» THE INPUT:
--------------------

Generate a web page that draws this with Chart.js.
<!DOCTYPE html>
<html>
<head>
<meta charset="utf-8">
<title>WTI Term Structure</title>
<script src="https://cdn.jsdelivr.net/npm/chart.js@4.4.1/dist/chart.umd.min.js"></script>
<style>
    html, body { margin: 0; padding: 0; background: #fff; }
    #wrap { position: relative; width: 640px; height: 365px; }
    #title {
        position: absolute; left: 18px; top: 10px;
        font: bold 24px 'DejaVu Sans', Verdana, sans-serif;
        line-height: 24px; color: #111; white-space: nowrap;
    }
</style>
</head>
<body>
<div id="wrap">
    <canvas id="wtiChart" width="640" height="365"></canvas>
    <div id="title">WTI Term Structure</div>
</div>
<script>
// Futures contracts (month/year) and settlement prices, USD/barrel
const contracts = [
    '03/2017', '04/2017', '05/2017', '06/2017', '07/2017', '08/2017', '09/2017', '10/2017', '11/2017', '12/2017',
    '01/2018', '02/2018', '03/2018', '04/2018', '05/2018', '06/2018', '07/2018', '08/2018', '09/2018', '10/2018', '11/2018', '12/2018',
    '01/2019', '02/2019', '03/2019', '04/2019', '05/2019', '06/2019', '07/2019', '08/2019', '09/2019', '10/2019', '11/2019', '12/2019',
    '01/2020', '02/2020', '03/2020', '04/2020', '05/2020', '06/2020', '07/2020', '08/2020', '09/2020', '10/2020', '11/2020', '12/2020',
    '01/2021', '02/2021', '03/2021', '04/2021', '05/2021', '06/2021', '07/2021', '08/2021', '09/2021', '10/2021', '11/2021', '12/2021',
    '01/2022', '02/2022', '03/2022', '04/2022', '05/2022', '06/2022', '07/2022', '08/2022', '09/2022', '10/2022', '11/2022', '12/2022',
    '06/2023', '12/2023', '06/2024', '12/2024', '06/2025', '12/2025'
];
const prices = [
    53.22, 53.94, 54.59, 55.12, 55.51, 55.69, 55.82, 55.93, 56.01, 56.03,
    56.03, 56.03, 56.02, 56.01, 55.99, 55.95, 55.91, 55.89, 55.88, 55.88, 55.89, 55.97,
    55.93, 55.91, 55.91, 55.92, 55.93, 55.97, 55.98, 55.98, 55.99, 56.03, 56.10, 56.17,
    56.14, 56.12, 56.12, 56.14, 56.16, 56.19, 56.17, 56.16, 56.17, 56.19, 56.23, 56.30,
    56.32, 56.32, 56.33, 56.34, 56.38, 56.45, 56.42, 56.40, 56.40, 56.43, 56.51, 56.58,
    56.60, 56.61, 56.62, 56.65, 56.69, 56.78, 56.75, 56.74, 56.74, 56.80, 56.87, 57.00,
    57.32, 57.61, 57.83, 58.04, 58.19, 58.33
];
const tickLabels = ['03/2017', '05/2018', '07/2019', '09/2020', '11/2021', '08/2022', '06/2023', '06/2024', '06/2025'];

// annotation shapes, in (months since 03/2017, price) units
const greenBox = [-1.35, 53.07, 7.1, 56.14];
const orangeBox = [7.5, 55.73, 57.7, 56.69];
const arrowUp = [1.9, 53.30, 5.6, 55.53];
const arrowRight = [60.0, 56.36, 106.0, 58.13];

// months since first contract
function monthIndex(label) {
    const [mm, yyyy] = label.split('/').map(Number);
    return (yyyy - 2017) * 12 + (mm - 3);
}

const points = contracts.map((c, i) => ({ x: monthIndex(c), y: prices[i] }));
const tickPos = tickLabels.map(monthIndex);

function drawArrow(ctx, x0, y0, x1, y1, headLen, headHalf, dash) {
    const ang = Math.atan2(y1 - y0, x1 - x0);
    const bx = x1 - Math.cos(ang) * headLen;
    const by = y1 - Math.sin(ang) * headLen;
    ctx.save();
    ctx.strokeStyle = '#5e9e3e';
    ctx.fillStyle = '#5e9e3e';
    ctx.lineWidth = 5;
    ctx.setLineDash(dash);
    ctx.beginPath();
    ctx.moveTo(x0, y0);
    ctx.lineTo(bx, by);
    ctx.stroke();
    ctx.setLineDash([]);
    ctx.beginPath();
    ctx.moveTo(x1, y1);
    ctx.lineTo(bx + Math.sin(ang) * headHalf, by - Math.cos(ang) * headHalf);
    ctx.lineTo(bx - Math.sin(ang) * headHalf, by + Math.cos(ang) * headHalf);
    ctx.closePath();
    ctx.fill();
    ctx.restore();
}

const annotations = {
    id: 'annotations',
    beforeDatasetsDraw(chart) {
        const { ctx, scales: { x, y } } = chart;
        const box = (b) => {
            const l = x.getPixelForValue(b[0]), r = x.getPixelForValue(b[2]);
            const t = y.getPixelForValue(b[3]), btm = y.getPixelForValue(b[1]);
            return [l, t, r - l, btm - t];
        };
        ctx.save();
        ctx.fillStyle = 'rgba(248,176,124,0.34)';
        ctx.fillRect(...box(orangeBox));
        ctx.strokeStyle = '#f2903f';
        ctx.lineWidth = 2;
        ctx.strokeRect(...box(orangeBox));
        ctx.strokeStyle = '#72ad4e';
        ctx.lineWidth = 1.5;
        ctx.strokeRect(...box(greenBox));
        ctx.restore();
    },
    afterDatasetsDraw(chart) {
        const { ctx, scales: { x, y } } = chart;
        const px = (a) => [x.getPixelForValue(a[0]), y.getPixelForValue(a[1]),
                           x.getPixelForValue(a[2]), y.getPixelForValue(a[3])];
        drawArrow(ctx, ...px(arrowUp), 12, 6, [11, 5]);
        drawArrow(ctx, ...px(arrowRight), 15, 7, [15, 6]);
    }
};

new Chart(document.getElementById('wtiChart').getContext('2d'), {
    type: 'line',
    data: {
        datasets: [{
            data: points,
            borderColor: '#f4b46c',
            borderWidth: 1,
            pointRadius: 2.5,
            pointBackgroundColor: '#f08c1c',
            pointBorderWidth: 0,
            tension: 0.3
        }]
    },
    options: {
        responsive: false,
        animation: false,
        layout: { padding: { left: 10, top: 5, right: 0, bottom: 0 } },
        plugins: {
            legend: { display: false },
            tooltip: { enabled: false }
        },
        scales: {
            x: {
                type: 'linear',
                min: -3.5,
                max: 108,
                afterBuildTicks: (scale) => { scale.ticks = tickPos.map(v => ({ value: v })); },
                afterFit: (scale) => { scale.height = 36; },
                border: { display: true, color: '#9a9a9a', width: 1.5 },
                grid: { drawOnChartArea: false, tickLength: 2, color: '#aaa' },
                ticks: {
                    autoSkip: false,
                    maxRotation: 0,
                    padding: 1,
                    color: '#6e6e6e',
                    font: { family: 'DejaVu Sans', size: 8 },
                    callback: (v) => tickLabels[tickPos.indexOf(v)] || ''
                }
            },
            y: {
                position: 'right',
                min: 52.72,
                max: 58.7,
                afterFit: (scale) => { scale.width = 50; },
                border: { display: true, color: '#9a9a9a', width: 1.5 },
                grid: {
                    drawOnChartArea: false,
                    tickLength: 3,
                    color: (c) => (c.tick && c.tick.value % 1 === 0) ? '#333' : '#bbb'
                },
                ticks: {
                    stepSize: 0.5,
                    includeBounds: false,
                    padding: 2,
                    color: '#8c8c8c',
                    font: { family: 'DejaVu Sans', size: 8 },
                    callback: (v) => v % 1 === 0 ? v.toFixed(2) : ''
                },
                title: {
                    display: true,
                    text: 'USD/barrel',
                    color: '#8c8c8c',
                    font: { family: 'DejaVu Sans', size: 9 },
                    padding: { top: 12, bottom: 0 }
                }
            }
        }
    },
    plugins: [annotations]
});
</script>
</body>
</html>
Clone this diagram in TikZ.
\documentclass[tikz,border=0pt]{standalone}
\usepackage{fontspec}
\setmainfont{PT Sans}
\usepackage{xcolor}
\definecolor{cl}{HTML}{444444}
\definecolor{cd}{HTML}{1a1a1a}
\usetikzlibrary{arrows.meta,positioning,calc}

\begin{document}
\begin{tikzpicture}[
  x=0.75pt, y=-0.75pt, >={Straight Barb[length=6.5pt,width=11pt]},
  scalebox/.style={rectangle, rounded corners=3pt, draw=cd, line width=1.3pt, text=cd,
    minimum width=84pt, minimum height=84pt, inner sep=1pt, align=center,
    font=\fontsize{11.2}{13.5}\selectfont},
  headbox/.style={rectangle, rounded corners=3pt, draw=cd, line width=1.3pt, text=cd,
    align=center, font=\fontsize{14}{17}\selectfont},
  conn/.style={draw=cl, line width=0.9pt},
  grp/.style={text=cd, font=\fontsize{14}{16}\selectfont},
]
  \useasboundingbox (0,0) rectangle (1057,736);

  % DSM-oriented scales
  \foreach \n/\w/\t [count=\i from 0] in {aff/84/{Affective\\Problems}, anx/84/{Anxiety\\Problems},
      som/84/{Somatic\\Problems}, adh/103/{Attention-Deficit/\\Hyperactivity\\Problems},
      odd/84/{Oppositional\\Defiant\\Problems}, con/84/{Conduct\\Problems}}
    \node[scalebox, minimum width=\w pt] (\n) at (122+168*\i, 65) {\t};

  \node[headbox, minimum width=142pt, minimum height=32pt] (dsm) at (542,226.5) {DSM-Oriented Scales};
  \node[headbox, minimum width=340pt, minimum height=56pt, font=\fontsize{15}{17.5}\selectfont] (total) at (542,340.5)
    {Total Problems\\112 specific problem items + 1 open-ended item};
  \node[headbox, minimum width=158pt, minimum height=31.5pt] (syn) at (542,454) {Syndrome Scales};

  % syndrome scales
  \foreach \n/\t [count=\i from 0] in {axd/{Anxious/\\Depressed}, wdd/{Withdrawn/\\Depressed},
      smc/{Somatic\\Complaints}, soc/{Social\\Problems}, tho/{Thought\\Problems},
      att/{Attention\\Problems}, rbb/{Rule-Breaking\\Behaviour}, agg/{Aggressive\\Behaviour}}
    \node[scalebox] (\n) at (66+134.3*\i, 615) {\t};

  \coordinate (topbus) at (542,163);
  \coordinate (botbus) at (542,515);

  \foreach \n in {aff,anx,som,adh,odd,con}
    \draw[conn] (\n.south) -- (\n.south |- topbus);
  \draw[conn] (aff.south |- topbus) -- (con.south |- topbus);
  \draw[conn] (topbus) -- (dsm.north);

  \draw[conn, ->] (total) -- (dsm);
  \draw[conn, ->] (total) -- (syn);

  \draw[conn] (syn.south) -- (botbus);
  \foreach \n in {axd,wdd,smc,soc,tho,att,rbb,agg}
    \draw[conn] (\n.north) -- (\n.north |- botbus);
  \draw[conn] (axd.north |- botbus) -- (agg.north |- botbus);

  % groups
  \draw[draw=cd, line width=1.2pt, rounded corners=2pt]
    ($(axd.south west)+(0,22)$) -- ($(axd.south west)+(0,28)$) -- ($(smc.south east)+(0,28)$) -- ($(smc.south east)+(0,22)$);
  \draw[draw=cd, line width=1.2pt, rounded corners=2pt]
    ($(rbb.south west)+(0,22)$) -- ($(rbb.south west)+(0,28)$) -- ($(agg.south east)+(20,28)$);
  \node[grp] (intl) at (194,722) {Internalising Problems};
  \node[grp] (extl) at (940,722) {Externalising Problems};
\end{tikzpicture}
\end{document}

--------------------

» AIM OF THE TASK:
Copy every single line of the material above that holds "this".

» CORRECT RESULT:
Generate a web page that draws this with Chart.js.
Clone this diagram in TikZ.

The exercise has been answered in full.